Madam Speaker, I am proud to rise in the House to speak to Bill C-26, an act to amend the Canada pension plan, the Canada Pension Plan Investment Board Act and the Income Tax Act.
Since being elected a little over a year ago, I have had many conversations with my constituents in Mississauga—Streetsville, ranging from security for seniors to things that concern youth. However, one of the more consistent concerns that has been brought to my attention is what our government is doing to help working-class Canadians who are looking to retire.
Many of my constituents have contacted my office and explained to me that even though they have been working hard their entire adult life, they are not confident they can safely retire. I know my constituents are not the only Canadians who have such concerns. All across the country, middle-class Canadians are working harder than ever, yet they are deeply concerned that they do not have enough money saved for a stable retirement.
More than one-quarter of Canadian families are nearing retirement and each year fewer and fewer Canadians have workplace pensions to fall back on. This leaves approximately 1.1 million families facing the intimidating risk of not having enough money saved to maintain their standard of living when they retire.
These Canadians fear that because of this, they will have to work for longer than they had planned and ultimately miss out on spending precious time with their families. As a result of this, a grandfather may not be able to take his grandchildren on a camping trip or may miss their sporting events because he could not get time off from work. A mother may have to cancel the road trip she was planning with her daughter for years, because she was called in for a last-minute shift. Ultimately, many Canadians will miss out on many important moments.
However, it is not just families nearing retirement that are concerned with this issue. Over the past year, I have met with any young Canadians who are just finishing school and are about to enter the workforce. They are concerned that with fewer jobs offering workplace pension plans, they will find it difficult to save enough of their earnings for a stable retirement.
It is no secret that Canadians are living longer lives. Although we should be grateful for this, longer life expectancies ultimately mean that the level of savings required to achieve a stable retirement is increased. With the population of my riding expecting to grow by 4% over the next 15 years and 6% over the next 25, there will only be more constituents with the same concerns if these issues are not addressed. However, I am confident that this bill addresses the concerns of my constituents and many Canadians across the country.
With all nine Canada pension plan participating provinces confirming their support, I know I am not the only person who has confidence in the bill.
Once it takes effect, Bill C-26 will increase the maximum Canada pension plan retirement benefit by roughly 50%. Currently, the maximum benefit is $13,110. However, after this enhancement, the number will increase by roughly $7,000 for a maximum benefit of $20,000.
Bill C-26 would do two very crucial things. It would increase the amount of money Canadians would get from their pension from one-quarter of their earnings to one-third. This means that a hard-working Canadian making $50,000 annually would received $16,000 annually in retirement. The bill would also increase the maximum income range covered by the Canada pension plan by 14% so that those who earn more will receive more in retirement.

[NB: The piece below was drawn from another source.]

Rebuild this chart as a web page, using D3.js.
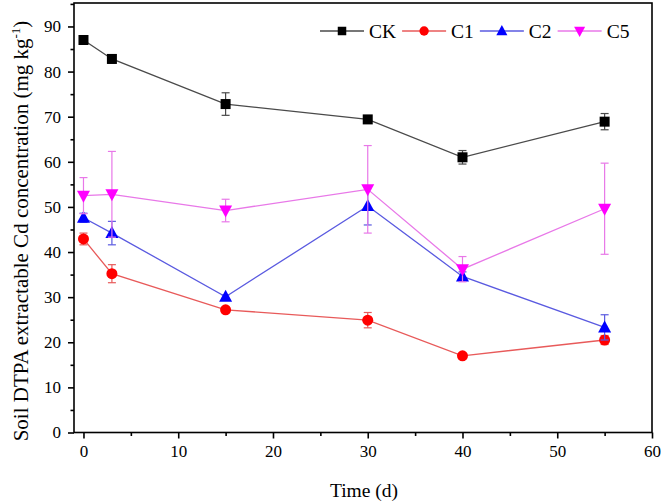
<!DOCTYPE html>
<html><head><meta charset="utf-8">
<script src="https://d3js.org/d3.v7.min.js"></script>
<style>body{margin:0;background:#fff}svg{display:block}text{font-family:"Liberation Serif","Times New Roman",serif;fill:#000}</style>
</head><body><div id="chart"></div>
<script>
const days = [0, 3, 15, 30, 40, 55];
const seriesNames = ["CK", "C1", "C2", "C5"];
const ckValues = [87.0, 82.8, 72.8, 69.4, 61.0, 68.9];
const ckErrors = [0.5, 0.9, 2.5, 0.4, 1.5, 1.8];
const c1Values = [42.9, 35.2, 27.2, 24.9, 17.0, 20.5];
const c1Errors = [1.3, 2.0, 0.5, 1.7, 0.3, 1.0];
const c2Values = [47.6, 44.2, 30.1, 50.2, 34.6, 23.3];
const c2Errors = [1.0, 2.6, 0.4, 4.2, 1.0, 2.8];
const c5Values = [52.5, 52.8, 49.2, 53.9, 36.2, 49.6];
const c5Errors = [4.0, 9.5, 2.5, 9.7, 2.8, 10.1];
const xTicks = [0, 10, 20, 30, 40, 50, 60];
const yTicks = [0, 10, 20, 30, 40, 50, 60, 70, 80, 90];

const W = 664, H = 502;
const svg = d3.select("#chart").append("svg").attr("width", W).attr("height", H);
const x = d3.scaleLinear().domain([-1, 60]).range([74, 652]);
const y = d3.scaleLinear().domain([0, 95.2]).range([432.5, 3]);

const styles = {
  CK: {vals: ckValues, errs: ckErrors, mark: "#000000", line: "#4a4a4a", shape: "square"},
  C1: {vals: c1Values, errs: c1Errors, mark: "#ff0000", line: "#e85a5a", shape: "circle"},
  C2: {vals: c2Values, errs: c2Errors, mark: "#0000ff", line: "#5a5ae0", shape: "up"},
  C5: {vals: c5Values, errs: c5Errors, mark: "#ff00ff", line: "#e878e8", shape: "down"}
};

svg.append("rect").attr("x", 74).attr("y", 3).attr("width", 578).attr("height", 429.5)
  .attr("fill", "none").attr("stroke", "#000").attr("stroke-width", 1.6);

const xAxis = svg.append("g").attr("transform", "translate(0,432.5)");
xAxis.call(d3.axisBottom(x).tickValues(xTicks).tickSize(6).tickPadding(6).tickFormat(d3.format("d")));
xAxis.append("g").call(d3.axisBottom(x).tickValues([5,15,25,35,45,55]).tickSize(3.5).tickFormat(""));
xAxis.selectAll(".domain").remove();
xAxis.selectAll("line").attr("stroke", "#000").attr("stroke-width", 1.6);
xAxis.selectAll("text").style("font-size", "17px").style("font-family", '"Liberation Serif",serif');

const yAxis = svg.append("g").attr("transform", "translate(74,0)");
yAxis.call(d3.axisLeft(y).tickValues(yTicks).tickSize(6).tickPadding(7).tickFormat(d3.format("d")));
yAxis.append("g").call(d3.axisLeft(y).tickValues([5,15,25,35,45,55,65,75,85,95]).tickSize(3.5).tickFormat(""));
yAxis.selectAll(".domain").remove();
yAxis.selectAll("line").attr("stroke", "#000").attr("stroke-width", 1.6);
yAxis.selectAll("text").style("font-size", "17px").style("font-family", '"Liberation Serif",serif');

svg.append("text").attr("x", 364).attr("y", 497).attr("text-anchor", "middle")
  .style("font-size", "19.5px").text("Time (d)");
const yt = svg.append("text").attr("transform", "translate(28,231) rotate(-90)")
  .attr("text-anchor", "middle").style("font-size", "21px");
yt.append("tspan").text("Soil DTPA extractable Cd concentration (mg kg");
yt.append("tspan").attr("dy", -8).style("font-size", "13px").text("-1");
yt.append("tspan").attr("dy", 8).text(")");

function drawMarker(g, shape, cx, cy, color, s) {
  if (shape === "square") {
    g.append("rect").attr("x", cx - 5 * s).attr("y", cy - 5 * s).attr("width", 10 * s).attr("height", 10 * s).attr("fill", color);
  } else if (shape === "circle") {
    g.append("circle").attr("cx", cx).attr("cy", cy).attr("r", 5.5 * s).attr("fill", color);
  } else if (shape === "up") {
    g.append("path").attr("d", `M${cx},${cy-7*s}L${cx+6.5*s},${cy+5*s}L${cx-6.5*s},${cy+5*s}Z`).attr("fill", color);
  } else {
    g.append("path").attr("d", `M${cx},${cy+7*s}L${cx+6.5*s},${cy-5*s}L${cx-6.5*s},${cy-5*s}Z`).attr("fill", color);
  }
}

const line = d3.line().x(d => x(d[0])).y(d => y(d[1]));
seriesNames.forEach(name => {
  const s = styles[name];
  const g = svg.append("g");
  const pts = days.map((d, i) => [d, s.vals[i], s.errs[i]]);
  g.append("path").datum(pts).attr("d", line).attr("fill", "none").attr("stroke", s.line).attr("stroke-width", 1.3);
  pts.forEach(p => {
    const cx = x(p[0]), top = y(p[1] + p[2]), bot = y(p[1] - p[2]);
    g.append("line").attr("x1", cx).attr("x2", cx).attr("y1", top).attr("y2", bot).attr("stroke", s.line).attr("stroke-width", 1.2);
    [top, bot].forEach(yy => g.append("line").attr("x1", cx - 4).attr("x2", cx + 4).attr("y1", yy).attr("y2", yy).attr("stroke", s.line).attr("stroke-width", 1.2));
  });
  pts.forEach(p => drawMarker(g, s.shape, x(p[0]), y(p[1]), s.mark, 1));
});

let lx = 320;
const ly = 31;
seriesNames.forEach(name => {
  const s = styles[name];
  const g = svg.append("g");
  g.append("line").attr("x1", lx).attr("x2", lx + 44).attr("y1", ly).attr("y2", ly).attr("stroke", s.line).attr("stroke-width", 1.3);
  drawMarker(g, s.shape, lx + 22, ly, s.mark, 0.85);
  const t = g.append("text").attr("x", lx + 49).attr("y", ly + 7).style("font-size", "19.5px").text(name);
  lx = lx + 49 + t.node().getComputedTextLength() + 6;
});
</script></body></html>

We have heard from our colleagues that they are concerned that the cost of the bill would put a significant strain on taxpayers. To answer this, the government is ensuring that the changes in contributions will be phased-in slowly over seven years, which will give individuals and employers sufficient time to adjust to the minor increase. For low-income workers who may be concerned about the change in contributions, the legislation would provide an enhancement to the working income tax benefit designed to provide additional benefits that would offset the incremental Canada pension plan contribution.
Furthermore, it is important to note that contributions to the enhanced portion of the Canada pension plan will be deductible. Providing a tax deduction for new employee Canada pension plan contributions will avoid increasing the after-tax cost of savings for Canadians. For employers, employer contributions to the enhanced portion of the Canada pension plan will be deductible for income for tax purposes. For self-employed Canadians who contribute both the employer and employee share of the Canada pension plan, they will be able to deduct both the employee and employer share of contributions to the enhanced portion of the CPP.
Last week, I visited many local high schools and spent time speaking to hundreds of students. When discussing the proposed Canada pension plan enhancement, these young individuals overwhelmingly supported the legislation. They understood and supported the idea of small, incremental increases in contributions to ensure a secure and stable pension.
It is young people like the ones I met last week who will be inheriting the policies and programs we create today. The support of these young people should be a testament as to why all members in the House should support the bill. We, as members of Parliament, must think of them when debating legislation in the House. I am confident the bill will have a positive impact on the future of young Canadians, which is why I am proud to be speaking to the bill today.
During my campaign last year, I had many young volunteers helping me. When I was elected, I promised to be their advocate in Ottawa. By standing here today to speak to the bill, a bill that would have a positive impact on their future, I know I am fulfilling that promise. The positive impact the bill can have is truly significant. The bill would ensure that every Canadian worker could retire with a safe and secure pension. Young Canadians entering the workforce could enter with confidence, knowing that legislation would be in place to ensure they would have enough saved when the time comes for them to retire.